**Exercise requirements:** Write out the opening lines of the data word for word, up to and including the line with "7.6, 7.1, 6.2]", and leave every picture and every later line out.

____________

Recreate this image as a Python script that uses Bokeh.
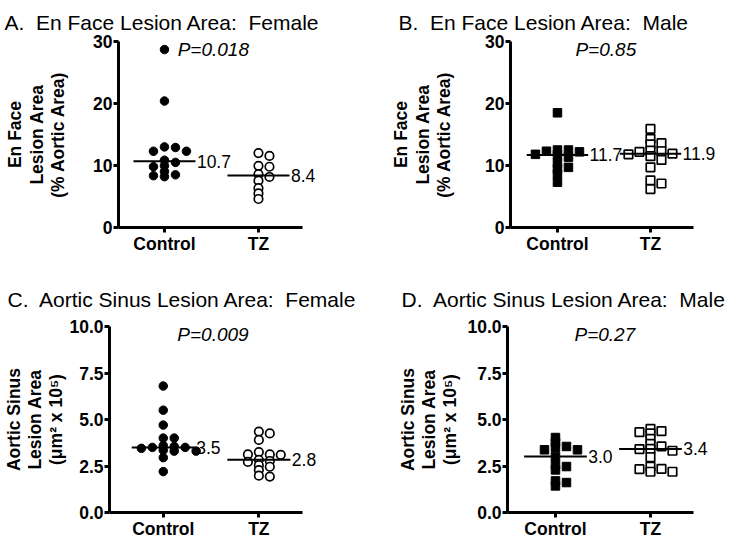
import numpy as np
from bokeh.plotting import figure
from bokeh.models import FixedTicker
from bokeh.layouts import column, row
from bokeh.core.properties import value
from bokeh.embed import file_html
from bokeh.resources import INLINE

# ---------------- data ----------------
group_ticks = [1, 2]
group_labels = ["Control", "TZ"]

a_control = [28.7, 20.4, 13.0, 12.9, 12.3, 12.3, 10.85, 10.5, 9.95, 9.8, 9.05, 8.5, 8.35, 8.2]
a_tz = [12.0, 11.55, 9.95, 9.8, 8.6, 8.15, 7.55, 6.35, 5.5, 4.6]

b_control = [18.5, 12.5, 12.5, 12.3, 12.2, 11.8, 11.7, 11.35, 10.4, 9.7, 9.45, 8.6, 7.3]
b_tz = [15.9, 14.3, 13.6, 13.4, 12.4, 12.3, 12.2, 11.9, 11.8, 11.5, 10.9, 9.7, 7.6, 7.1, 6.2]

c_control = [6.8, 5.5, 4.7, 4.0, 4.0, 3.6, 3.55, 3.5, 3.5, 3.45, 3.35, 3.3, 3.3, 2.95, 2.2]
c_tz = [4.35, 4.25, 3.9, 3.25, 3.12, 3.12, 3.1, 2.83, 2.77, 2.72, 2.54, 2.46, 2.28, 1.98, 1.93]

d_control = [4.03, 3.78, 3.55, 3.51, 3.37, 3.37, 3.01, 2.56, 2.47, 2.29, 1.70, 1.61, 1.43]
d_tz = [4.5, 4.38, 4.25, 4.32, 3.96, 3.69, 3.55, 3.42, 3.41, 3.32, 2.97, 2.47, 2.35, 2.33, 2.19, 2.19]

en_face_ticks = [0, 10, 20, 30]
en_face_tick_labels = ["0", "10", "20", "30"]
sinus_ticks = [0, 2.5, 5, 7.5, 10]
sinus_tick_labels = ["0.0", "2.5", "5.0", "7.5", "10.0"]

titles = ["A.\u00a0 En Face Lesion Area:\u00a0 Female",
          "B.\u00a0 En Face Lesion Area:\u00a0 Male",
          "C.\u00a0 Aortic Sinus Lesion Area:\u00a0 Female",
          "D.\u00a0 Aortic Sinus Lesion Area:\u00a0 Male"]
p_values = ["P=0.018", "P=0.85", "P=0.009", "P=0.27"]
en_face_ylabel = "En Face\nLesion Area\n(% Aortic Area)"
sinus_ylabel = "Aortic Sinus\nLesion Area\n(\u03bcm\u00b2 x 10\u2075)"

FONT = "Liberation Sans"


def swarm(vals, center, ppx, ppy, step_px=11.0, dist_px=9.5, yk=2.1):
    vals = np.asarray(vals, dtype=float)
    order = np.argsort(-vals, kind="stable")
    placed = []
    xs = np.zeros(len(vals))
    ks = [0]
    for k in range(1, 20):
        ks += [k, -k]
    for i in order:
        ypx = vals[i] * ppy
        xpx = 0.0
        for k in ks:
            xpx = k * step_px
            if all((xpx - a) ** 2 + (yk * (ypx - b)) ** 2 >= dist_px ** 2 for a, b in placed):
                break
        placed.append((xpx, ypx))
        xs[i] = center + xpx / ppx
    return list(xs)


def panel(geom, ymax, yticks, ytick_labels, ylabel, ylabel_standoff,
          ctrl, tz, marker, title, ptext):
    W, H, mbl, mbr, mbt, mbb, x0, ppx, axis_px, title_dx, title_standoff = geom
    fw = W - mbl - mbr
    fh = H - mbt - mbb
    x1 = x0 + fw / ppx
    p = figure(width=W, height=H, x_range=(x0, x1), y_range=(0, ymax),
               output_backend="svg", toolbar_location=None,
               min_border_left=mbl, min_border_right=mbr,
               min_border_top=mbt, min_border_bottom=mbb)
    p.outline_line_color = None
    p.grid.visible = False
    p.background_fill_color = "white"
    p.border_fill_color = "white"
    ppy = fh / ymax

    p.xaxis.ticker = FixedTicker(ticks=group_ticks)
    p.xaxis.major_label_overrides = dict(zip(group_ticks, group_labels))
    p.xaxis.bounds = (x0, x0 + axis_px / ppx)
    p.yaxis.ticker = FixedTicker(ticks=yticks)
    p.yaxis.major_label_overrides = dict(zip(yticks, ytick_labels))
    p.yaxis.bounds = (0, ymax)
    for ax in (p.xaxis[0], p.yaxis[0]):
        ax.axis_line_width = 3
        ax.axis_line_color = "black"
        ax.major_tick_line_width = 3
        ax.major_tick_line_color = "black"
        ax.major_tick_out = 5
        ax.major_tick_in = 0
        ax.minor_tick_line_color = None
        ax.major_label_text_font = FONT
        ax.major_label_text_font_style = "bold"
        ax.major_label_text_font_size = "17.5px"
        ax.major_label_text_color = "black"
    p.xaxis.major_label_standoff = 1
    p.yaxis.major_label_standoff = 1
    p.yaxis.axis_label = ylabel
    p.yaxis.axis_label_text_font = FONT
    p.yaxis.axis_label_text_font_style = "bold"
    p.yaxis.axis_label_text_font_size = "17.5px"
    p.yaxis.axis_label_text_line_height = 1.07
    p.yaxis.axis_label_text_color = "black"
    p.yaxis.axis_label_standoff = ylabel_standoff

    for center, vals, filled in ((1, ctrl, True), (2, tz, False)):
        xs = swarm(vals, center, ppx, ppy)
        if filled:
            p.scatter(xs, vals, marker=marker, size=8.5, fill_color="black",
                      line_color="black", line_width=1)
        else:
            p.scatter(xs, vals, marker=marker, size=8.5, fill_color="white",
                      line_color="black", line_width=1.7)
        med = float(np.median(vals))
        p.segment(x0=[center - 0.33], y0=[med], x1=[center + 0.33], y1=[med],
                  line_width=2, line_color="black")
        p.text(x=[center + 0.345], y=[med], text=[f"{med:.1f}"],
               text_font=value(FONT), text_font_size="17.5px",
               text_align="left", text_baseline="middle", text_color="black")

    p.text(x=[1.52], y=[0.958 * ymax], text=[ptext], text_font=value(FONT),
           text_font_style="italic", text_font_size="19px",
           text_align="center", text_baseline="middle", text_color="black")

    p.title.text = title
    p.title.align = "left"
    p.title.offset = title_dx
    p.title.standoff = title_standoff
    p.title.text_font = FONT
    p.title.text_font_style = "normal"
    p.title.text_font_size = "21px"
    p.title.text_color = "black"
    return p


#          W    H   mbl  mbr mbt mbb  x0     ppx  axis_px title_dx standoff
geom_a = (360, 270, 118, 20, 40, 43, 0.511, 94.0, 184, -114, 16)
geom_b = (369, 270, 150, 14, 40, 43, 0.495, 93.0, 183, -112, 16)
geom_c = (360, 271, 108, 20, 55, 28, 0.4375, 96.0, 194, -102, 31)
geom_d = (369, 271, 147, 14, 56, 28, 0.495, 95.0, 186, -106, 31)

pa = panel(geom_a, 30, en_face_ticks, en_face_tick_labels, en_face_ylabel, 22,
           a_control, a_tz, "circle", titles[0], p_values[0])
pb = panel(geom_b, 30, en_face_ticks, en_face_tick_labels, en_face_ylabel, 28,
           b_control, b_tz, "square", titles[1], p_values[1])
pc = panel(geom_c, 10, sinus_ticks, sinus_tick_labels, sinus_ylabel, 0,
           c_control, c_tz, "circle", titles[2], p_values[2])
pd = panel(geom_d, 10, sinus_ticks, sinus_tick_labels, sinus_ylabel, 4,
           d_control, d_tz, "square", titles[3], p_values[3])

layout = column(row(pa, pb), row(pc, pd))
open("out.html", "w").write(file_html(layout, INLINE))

____________

**Task result:**
Recreate this image as a Python script that uses Bokeh.
import numpy as np
from bokeh.plotting import figure
from bokeh.models import FixedTicker
from bokeh.layouts import column, row
from bokeh.core.properties import value
from bokeh.embed import file_html
from bokeh.resources import INLINE

# ---------------- data ----------------
group_ticks = [1, 2]
group_labels = ["Control", "TZ"]

a_control = [28.7, 20.4, 13.0, 12.9, 12.3, 12.3, 10.85, 10.5, 9.95, 9.8, 9.05, 8.5, 8.35, 8.2]
a_tz = [12.0, 11.55, 9.95, 9.8, 8.6, 8.15, 7.55, 6.35, 5.5, 4.6]

b_control = [18.5, 12.5, 12.5, 12.3, 12.2, 11.8, 11.7, 11.35, 10.4, 9.7, 9.45, 8.6, 7.3]
b_tz = [15.9, 14.3, 13.6, 13.4, 12.4, 12.3, 12.2, 11.9, 11.8, 11.5, 10.9, 9.7, 7.6, 7.1, 6.2]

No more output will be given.